The State IT Agency (SITA) has reduced its reliance on labour brokers by over 80%.
Anthea Summers, GM of corporate communications, says there are numerous reasons for this decision.
“But at the heart of it was the need to implement the SITA turnaround strategy, which emphasised fiscal discipline and organisational fitness, as part of SITA's renewal.”
She adds that it has also been critical that the organisation evaluate the needed skills set that is linked to the organisation becoming a prime systems integrator for government.
“This includes the move from SITA to provide an end-to-end service. All these have bearing on the kind of skills/employees that the organisation needs at this critical time. Furthermore, over the last financial year, SITA implemented a conversion process - based on skills - for people to become permanent employees or fixed-term contractors.”
Disowning employees
SITA CEO Blake Mosley-Lefatola, in an interview with ITWeb last month, said contractors who work with the agency are not its employees and so it does not have contractual obligations to them.
This comes after ITWeb in July reported that contractors doing work for SITA threatened to strike due to a lack of increases, the delay in being made permanent employees, and non-existent communication with SITA authorities, among other issues.
“So they are not employees. For all intents and purposes they may not be seen as employees of SITA. They are employees for those labour broking houses.”
It is the responsibility of the labour broking owners to interact with their employees around their conditions of employment, said the CEO.
SITA has interacted with the labour broking houses and indicated it feels the working relationship is not very good and so further interaction is needed between the contractors and labour brokers.
Losing contractors
However, a labour broker who works with SITA and prefers to remain anonymous, says Mosley-Lefatola is wrongly placing the blame of the contractors' unhappiness on labour broking houses.
“Contracting creates an ideal forum for the technical-by-heart person who prefers to remain in the consulting stream and does not want to become part of an organisation's structure and politics. It also satisfies the typical fluctuating demand for IT expertise in the market.”
He explains that the contracting model has evolved over the years, and the main difference is that labour brokers now employ their consultants with a salary, training, leave and benefits, but still provide them to the clients on a contracting basis.

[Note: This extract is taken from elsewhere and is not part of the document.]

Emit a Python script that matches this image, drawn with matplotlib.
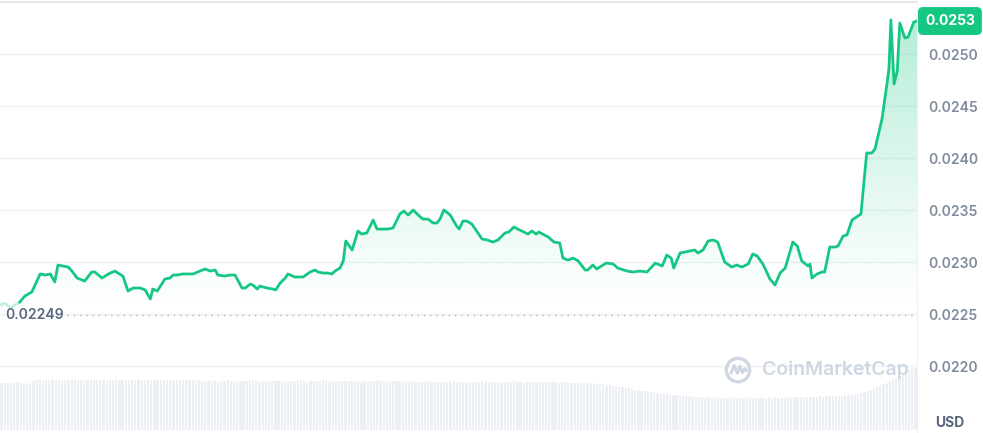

“The negative branding of labour brokers I think unfairly includes the IT sector as well. Our consultants/contractors are highly skilled, with above average remuneration and are well cared for, otherwise we lose them.”
Largest labour broker
SITA previously worked with labour brokers but now aims to contract all its contractors directly, according to the labour broker.
“A large section of their resourcing pool is contractors of which the bulk is directly contracted. So, when the CEO is saying the labour brokers are not doing their part in communicating with their consultants, he is misleading the market and doing the industry a huge injustice. It is SITA themselves that are treating their contractors badly. The SITA contractors that threaten to strike are all SITA-direct contractors.”

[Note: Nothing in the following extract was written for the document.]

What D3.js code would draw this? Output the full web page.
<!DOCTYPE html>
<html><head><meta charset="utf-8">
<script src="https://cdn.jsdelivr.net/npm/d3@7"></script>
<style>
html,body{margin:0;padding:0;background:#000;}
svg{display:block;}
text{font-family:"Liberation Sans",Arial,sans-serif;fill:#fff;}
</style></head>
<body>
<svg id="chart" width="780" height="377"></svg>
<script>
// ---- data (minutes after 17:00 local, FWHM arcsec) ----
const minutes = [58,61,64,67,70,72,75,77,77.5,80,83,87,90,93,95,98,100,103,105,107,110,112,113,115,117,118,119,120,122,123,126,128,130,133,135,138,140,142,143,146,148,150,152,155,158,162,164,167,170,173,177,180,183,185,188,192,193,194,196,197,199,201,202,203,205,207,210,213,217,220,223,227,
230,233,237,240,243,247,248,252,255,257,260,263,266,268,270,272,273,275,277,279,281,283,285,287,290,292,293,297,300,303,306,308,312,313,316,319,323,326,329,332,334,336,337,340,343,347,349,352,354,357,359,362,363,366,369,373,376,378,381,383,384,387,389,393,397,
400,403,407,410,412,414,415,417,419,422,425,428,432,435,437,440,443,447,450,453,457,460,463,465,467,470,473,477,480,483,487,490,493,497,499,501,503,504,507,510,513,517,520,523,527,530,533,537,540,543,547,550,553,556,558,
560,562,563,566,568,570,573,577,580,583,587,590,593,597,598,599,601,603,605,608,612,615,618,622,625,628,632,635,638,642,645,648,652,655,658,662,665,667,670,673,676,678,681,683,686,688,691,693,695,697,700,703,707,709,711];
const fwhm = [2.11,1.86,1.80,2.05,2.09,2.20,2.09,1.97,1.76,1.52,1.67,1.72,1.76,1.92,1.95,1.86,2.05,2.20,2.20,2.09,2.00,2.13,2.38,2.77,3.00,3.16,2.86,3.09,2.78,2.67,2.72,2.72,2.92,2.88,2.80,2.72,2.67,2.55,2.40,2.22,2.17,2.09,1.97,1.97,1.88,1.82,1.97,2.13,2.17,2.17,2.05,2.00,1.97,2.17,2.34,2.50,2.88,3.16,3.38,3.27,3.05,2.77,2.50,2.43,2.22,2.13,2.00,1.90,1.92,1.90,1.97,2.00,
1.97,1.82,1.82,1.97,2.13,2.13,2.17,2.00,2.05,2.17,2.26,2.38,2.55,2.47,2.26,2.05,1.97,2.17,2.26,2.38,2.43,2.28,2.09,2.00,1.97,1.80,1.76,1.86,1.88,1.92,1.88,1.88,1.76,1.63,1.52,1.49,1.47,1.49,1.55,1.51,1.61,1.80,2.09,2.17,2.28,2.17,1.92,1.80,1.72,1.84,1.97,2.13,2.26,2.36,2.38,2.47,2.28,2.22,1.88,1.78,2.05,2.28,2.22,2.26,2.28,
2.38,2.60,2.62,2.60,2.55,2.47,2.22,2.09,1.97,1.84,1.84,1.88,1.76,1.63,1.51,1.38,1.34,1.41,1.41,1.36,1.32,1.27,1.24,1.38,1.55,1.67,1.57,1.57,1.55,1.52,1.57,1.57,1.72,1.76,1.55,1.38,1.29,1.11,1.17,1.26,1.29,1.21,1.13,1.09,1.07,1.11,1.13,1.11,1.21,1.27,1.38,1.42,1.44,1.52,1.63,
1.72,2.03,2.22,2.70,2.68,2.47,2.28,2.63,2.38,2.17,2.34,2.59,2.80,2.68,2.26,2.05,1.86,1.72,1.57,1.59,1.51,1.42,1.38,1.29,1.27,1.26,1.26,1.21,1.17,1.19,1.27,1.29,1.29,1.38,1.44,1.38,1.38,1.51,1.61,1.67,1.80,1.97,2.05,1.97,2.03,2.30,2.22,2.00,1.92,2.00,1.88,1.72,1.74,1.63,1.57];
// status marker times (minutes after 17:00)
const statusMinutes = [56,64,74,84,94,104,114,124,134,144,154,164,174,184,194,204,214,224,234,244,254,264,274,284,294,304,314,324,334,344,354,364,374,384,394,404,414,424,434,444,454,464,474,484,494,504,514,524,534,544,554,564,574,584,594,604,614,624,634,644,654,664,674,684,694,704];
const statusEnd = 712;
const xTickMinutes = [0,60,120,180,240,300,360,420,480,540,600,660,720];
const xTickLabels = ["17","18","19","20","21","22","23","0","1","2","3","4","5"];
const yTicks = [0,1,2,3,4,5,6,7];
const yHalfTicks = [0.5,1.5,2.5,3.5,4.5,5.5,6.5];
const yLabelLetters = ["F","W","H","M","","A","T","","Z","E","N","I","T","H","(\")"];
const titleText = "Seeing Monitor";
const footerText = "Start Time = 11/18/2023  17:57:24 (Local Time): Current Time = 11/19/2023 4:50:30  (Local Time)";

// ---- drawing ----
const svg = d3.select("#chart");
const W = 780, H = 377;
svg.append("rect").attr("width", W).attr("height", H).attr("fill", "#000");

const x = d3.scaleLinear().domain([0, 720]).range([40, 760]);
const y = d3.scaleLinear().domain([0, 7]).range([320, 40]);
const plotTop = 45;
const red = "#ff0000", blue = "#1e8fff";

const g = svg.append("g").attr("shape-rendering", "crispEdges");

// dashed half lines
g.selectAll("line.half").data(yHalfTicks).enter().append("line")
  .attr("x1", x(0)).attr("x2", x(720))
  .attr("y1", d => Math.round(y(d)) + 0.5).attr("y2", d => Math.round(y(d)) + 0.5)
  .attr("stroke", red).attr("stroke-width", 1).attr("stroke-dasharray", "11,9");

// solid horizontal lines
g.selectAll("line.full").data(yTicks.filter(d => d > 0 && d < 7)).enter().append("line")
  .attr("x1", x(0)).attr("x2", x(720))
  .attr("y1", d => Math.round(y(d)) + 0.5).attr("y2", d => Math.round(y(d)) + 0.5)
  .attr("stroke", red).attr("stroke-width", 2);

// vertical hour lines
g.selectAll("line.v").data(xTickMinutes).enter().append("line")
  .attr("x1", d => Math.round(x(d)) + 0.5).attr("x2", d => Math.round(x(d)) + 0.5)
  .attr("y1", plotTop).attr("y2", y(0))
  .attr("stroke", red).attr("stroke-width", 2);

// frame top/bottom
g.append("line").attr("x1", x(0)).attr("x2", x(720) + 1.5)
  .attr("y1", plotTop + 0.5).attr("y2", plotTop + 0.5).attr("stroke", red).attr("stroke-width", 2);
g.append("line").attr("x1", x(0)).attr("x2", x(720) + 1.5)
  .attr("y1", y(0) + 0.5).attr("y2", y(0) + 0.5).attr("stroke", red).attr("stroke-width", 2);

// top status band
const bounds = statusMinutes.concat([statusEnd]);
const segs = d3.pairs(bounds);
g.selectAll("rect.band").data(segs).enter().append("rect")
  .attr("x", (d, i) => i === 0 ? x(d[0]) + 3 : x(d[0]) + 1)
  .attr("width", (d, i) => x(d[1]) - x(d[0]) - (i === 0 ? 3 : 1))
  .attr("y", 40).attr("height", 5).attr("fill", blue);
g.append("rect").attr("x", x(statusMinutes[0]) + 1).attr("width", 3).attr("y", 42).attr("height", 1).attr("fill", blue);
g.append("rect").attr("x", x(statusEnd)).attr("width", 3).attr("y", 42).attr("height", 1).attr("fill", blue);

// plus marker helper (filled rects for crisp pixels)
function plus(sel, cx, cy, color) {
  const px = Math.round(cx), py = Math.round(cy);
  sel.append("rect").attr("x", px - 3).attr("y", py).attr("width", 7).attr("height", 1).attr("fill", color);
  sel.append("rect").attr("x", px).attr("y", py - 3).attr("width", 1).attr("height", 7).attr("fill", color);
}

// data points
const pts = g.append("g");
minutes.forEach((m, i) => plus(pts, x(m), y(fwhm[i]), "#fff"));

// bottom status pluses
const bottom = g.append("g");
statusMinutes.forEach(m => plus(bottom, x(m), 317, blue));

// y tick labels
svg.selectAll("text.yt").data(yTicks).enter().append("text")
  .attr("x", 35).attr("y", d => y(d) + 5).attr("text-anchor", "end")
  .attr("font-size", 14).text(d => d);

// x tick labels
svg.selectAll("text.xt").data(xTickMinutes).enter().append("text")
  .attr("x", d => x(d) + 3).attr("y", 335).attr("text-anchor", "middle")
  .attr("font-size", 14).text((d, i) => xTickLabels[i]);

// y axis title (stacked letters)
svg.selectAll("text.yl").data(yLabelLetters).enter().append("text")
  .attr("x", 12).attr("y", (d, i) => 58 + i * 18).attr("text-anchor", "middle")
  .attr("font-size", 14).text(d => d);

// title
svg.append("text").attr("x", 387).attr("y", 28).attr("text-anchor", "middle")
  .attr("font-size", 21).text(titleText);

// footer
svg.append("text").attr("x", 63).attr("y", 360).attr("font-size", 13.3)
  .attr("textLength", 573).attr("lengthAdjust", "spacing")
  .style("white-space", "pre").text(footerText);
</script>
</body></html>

He explains that many of these were forced to move away from their labour brokers and sign-up with SITA directly, or lose their jobs.
“SITA had no rationale to do this, other than to increase their margins. They are now poised to become the largest labour broker in the country, preventing their private sector counterparts from participating in government business. Yet, they do not have the correct approach, models and attitude in place to deal with contractors.
“With this attitude of 'they're not ours', they are adding oil to the anti-labour broker fire.”
These feelings were also expressed by SITA contractors who approached ITWeb with several issues regarding SITA as an employer.
Government monopoly
SITA's largest services-income is generated through the “consulting model” by providing IT skills to government, a market it has now forcibly made its own to share with no one, according to the labour broker.
“That is an unhealthy situation. They are players and referee, and no one to measure them. They may claim to work under Treasury rates, but have an input in that as well.
“So, while nothing has changed as far as government's dependence on external IT skills is concerned, the market to supply has been monopolised by a government institution. SITA is doing nothing different than the labour brokers they play down.”
SITA employs personnel under similar contracts, but in the past the consultants had labour brokers to act as the buffer.
“SITA is a government organisation, with excessive personnel departments, regulations, red-tape and overheads, and they could never compete with the private sector so they just eliminate them from the government IT sector.”
Unachieved goal
Last year, Cabinet adopted a turnaround framework for the ailing SITA. One of the outcomes of the strategy is for the agency to become an employer of choice, said public service and administration minister Richard Baloyi previously.
However, contractors employed by the agency may strike due to unhappiness with the agency's HR procedures.
SITA was established to ensure government benefits through bulk purchasing of ICT goods and services, and to deliver e-government services and establish an ICT skills development plan.
However, it has been beleaguered by allegations of large-scale corruption, irregular procurement practices, and poor governance and leadership.